→ WORK TO DO: Take the lines from the beginning of the material through the line containing "const yTicks = [-4, 4, 1];" and retype them exactly, leaving the pictures out.

→ DATASET ENTRIES:
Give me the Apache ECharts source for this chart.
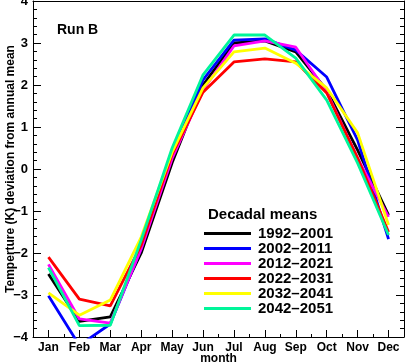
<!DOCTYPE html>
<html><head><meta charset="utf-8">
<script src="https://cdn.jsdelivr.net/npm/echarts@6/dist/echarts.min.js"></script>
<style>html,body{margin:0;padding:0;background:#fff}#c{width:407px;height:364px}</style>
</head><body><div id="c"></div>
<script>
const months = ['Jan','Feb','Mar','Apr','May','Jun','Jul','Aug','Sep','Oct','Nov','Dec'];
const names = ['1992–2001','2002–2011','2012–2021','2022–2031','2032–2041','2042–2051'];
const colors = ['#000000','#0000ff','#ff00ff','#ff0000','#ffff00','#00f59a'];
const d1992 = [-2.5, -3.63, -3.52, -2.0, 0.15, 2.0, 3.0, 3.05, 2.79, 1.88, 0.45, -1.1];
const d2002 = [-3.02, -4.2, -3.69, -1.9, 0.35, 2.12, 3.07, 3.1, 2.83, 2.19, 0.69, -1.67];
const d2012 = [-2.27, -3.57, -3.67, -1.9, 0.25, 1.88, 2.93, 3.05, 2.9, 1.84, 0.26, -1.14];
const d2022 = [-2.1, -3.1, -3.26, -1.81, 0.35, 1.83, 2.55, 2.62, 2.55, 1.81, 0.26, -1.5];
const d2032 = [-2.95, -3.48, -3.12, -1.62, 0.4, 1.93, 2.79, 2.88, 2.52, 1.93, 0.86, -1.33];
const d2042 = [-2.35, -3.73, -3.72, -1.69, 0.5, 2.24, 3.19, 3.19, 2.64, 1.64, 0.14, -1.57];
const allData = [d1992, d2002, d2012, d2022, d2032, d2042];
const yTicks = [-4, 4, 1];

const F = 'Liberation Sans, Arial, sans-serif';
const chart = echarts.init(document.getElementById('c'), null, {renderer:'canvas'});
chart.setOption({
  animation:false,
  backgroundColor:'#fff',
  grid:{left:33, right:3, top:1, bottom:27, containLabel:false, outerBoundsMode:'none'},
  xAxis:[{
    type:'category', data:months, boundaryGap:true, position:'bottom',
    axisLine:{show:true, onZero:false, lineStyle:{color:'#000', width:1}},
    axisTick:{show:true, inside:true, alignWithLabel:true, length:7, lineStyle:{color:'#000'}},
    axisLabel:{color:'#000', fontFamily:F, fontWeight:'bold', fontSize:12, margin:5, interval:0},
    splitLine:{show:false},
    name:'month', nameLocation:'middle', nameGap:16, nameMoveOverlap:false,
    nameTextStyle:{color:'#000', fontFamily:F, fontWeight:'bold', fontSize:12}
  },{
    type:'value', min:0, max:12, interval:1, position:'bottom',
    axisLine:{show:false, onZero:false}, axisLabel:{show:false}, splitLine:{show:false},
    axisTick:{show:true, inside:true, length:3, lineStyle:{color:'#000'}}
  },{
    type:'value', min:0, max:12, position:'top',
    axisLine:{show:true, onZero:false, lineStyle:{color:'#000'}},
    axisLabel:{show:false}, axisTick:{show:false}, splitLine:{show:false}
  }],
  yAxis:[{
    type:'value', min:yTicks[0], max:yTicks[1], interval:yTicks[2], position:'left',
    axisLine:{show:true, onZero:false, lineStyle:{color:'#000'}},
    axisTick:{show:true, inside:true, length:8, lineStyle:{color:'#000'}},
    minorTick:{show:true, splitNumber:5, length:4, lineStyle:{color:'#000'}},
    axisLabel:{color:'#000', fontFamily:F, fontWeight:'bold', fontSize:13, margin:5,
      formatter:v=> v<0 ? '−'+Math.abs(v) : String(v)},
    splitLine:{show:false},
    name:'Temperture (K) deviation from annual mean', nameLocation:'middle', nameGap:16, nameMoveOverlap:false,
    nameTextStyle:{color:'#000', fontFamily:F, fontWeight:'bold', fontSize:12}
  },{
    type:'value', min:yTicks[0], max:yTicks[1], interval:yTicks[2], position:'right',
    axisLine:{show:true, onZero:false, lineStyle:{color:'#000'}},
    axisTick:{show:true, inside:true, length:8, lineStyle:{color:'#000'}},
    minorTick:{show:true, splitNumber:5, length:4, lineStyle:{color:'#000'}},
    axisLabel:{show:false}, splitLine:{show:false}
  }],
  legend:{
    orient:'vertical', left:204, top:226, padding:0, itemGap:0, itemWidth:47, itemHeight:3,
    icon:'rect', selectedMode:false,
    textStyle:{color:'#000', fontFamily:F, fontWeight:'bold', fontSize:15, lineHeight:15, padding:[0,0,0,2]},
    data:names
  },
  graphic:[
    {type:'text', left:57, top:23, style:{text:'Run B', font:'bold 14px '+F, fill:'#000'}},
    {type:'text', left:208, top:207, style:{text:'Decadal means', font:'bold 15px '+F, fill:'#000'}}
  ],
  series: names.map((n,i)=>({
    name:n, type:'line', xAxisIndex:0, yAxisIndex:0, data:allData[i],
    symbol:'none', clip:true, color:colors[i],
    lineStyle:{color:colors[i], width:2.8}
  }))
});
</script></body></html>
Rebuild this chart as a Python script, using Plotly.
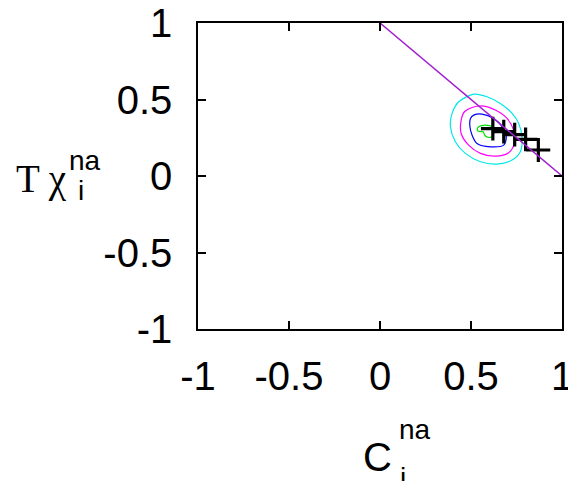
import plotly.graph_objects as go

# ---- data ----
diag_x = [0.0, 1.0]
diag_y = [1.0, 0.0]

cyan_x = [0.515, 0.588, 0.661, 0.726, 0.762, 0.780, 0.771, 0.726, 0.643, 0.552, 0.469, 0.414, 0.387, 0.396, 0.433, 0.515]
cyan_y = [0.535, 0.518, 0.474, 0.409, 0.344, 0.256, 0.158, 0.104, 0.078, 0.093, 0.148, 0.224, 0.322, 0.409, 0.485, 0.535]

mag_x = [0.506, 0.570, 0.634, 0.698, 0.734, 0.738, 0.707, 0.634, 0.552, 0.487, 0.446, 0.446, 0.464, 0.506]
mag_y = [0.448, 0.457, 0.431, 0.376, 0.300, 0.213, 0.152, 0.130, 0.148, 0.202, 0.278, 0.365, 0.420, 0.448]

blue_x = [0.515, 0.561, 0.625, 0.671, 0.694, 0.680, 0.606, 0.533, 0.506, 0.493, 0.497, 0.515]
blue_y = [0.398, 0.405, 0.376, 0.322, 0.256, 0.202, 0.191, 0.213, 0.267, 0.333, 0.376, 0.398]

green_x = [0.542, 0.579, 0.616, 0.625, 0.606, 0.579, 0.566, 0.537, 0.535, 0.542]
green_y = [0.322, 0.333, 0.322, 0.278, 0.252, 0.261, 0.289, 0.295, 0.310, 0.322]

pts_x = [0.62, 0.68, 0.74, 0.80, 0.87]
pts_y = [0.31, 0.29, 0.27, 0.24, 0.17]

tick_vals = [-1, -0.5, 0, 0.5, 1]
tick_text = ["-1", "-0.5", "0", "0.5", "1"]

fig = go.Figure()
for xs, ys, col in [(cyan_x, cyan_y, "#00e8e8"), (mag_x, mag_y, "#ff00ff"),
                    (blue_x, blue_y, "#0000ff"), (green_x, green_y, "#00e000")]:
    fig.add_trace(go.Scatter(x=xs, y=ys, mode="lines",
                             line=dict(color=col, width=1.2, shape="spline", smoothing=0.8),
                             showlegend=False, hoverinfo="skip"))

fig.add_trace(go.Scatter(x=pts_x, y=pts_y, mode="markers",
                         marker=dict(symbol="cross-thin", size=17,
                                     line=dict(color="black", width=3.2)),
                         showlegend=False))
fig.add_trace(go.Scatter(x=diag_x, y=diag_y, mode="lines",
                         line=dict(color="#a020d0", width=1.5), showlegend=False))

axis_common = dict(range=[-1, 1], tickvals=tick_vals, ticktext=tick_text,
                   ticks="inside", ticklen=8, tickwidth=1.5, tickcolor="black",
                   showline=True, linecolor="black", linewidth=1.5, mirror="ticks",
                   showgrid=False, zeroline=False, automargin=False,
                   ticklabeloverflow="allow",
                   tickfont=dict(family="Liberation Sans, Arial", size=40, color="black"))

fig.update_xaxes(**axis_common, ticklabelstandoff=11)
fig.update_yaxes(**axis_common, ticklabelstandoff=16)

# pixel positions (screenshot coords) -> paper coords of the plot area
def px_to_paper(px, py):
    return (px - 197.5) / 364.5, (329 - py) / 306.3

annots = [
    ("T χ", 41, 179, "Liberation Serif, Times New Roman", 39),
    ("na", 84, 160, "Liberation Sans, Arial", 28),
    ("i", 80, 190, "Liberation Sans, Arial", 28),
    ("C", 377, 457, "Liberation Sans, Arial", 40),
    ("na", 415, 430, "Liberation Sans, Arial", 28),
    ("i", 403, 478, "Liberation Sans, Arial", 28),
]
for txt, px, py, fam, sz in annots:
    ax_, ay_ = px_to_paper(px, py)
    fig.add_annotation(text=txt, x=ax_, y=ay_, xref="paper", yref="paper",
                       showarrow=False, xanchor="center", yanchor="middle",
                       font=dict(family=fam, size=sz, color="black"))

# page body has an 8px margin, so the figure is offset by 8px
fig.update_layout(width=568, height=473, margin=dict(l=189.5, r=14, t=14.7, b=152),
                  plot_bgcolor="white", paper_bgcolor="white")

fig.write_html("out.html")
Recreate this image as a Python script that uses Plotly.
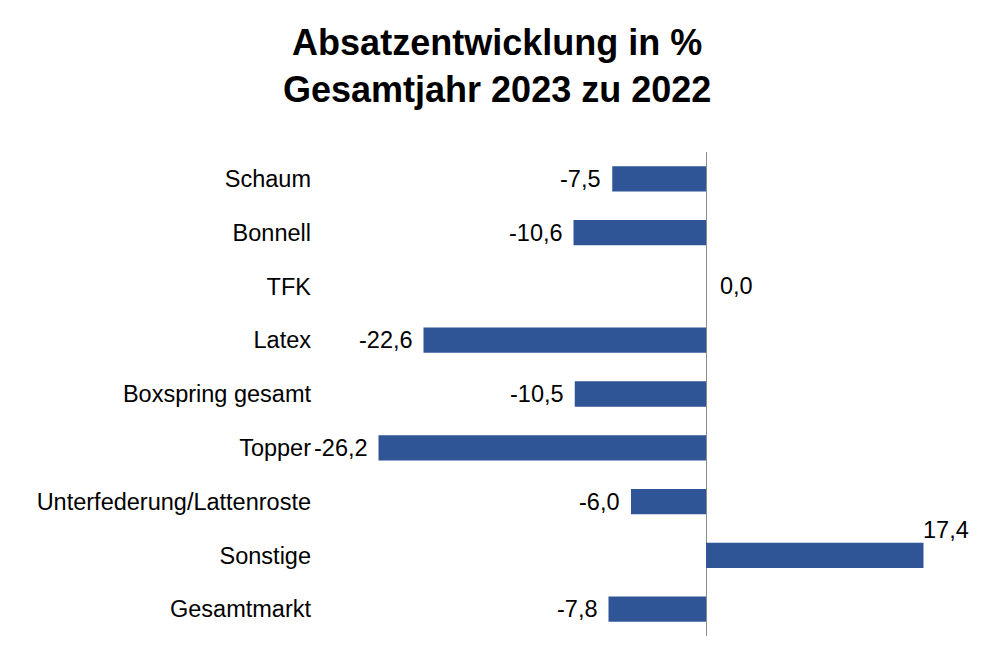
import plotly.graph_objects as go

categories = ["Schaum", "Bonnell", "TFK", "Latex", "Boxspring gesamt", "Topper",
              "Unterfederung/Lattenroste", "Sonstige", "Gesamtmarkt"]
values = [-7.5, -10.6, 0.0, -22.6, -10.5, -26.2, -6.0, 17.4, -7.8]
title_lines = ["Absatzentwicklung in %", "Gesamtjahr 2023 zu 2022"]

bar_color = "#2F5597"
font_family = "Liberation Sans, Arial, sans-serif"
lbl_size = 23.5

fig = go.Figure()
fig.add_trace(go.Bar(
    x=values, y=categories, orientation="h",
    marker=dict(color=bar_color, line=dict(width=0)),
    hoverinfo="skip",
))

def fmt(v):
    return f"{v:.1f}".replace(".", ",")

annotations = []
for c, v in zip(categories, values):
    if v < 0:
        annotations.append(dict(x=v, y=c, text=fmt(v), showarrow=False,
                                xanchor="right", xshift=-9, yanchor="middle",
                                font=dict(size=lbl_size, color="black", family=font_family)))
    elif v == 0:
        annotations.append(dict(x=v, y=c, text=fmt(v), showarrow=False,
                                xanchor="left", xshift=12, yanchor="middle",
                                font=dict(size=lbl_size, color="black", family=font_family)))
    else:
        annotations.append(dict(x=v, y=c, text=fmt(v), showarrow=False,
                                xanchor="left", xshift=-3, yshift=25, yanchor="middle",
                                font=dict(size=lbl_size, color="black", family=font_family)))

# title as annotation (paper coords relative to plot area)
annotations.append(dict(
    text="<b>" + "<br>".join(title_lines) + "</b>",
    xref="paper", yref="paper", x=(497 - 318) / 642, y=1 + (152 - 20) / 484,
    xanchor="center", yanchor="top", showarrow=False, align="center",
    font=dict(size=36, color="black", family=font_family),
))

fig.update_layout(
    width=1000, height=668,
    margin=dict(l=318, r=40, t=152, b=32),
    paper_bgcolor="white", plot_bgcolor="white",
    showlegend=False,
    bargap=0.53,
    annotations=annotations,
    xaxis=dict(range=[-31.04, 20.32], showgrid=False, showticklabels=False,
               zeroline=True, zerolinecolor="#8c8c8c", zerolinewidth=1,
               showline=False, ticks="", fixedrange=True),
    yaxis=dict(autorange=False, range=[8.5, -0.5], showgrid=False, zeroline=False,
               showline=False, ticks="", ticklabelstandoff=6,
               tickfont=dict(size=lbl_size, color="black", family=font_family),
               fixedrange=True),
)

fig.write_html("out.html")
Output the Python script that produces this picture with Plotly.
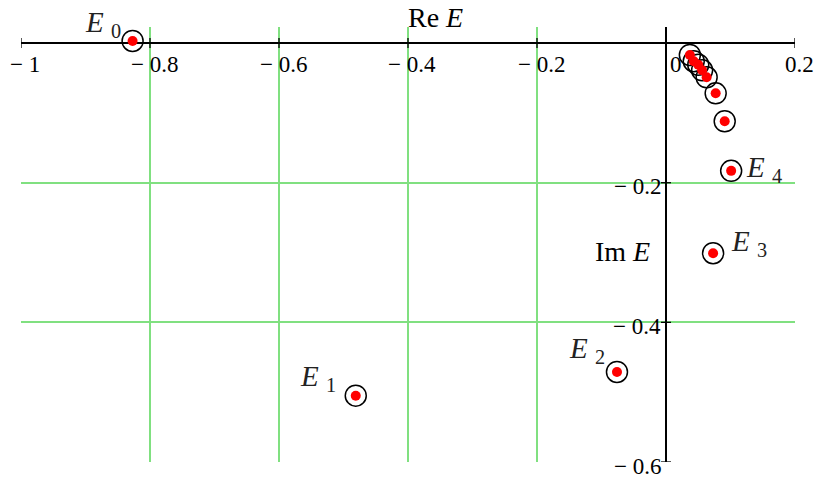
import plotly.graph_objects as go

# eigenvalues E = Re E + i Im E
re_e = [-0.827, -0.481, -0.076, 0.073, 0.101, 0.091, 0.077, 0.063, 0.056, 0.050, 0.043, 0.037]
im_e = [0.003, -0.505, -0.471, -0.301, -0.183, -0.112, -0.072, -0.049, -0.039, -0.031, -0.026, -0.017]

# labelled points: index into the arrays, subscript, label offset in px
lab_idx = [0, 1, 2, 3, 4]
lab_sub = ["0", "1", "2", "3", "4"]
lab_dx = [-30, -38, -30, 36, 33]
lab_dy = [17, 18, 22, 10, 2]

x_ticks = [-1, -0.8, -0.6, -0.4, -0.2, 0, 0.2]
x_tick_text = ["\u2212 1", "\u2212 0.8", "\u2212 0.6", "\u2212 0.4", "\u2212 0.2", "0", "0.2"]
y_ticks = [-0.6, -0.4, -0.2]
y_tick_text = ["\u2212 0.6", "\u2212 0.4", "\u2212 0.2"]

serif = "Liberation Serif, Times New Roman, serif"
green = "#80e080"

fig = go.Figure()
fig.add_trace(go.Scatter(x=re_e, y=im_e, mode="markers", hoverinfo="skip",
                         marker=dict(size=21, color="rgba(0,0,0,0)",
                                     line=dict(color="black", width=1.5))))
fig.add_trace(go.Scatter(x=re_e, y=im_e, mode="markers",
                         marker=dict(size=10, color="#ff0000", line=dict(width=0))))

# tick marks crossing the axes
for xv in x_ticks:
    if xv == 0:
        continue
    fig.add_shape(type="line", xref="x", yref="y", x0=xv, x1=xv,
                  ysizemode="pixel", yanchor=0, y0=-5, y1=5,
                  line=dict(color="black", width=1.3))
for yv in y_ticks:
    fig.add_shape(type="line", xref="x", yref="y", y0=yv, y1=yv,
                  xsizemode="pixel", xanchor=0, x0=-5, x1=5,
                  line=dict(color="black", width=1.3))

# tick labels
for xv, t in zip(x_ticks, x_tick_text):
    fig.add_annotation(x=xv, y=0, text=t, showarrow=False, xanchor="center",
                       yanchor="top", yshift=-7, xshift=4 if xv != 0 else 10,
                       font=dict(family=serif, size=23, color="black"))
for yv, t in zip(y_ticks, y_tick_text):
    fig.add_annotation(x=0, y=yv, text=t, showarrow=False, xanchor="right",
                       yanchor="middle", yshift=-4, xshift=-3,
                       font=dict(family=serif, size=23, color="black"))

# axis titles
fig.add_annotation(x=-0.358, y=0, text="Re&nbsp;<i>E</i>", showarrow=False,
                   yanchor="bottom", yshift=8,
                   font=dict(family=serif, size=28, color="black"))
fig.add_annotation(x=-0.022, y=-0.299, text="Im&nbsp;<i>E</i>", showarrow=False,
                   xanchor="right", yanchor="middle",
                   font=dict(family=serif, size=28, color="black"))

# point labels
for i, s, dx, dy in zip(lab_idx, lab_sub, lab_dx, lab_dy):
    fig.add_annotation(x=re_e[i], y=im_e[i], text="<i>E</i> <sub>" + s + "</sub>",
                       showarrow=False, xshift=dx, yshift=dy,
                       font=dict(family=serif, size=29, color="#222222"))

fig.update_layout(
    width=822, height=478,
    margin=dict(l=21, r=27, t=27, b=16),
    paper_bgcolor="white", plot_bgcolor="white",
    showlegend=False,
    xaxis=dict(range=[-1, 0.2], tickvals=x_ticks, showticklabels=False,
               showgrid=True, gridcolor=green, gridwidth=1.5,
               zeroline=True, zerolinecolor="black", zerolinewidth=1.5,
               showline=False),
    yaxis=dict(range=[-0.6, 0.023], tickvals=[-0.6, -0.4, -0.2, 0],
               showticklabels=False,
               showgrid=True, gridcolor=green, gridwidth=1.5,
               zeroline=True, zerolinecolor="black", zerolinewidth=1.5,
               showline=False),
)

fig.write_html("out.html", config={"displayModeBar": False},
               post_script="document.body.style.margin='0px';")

→ SOLUTION FOR THIS TASK:
Give me the Apache ECharts source for this chart.
<!DOCTYPE html>
<html><head><meta charset="utf-8">
<script src="https://cdn.jsdelivr.net/npm/echarts@6/dist/echarts.min.js"></script>
<style>html,body{margin:0;padding:0;background:#fff}#c{width:407px;height:364px}</style>
</head><body><div id="c"></div>
<script>
const months = ['Jan','Feb','Mar','Apr','May','Jun','Jul','Aug','Sep','Oct','Nov','Dec'];
const names = ['1992–2001','2002–2011','2012–2021','2022–2031','2032–2041','2042–2051'];
const colors = ['#000000','#0000ff','#ff00ff','#ff0000','#ffff00','#00f59a'];
const d1992 = [-2.5, -3.63, -3.52, -2.0, 0.15, 2.0, 3.0, 3.05, 2.79, 1.88, 0.45, -1.1];
const d2002 = [-3.02, -4.2, -3.69, -1.9, 0.35, 2.12, 3.07, 3.1, 2.83, 2.19, 0.69, -1.67];
const d2012 = [-2.27, -3.57, -3.67, -1.9, 0.25, 1.88, 2.93, 3.05, 2.9, 1.84, 0.26, -1.14];
const d2022 = [-2.1, -3.1, -3.26, -1.81, 0.35, 1.83, 2.55, 2.62, 2.55, 1.81, 0.26, -1.5];
const d2032 = [-2.95, -3.48, -3.12, -1.62, 0.4, 1.93, 2.79, 2.88, 2.52, 1.93, 0.86, -1.33];
const d2042 = [-2.35, -3.73, -3.72, -1.69, 0.5, 2.24, 3.19, 3.19, 2.64, 1.64, 0.14, -1.57];
const allData = [d1992, d2002, d2012, d2022, d2032, d2042];
const yTicks = [-4, 4, 1];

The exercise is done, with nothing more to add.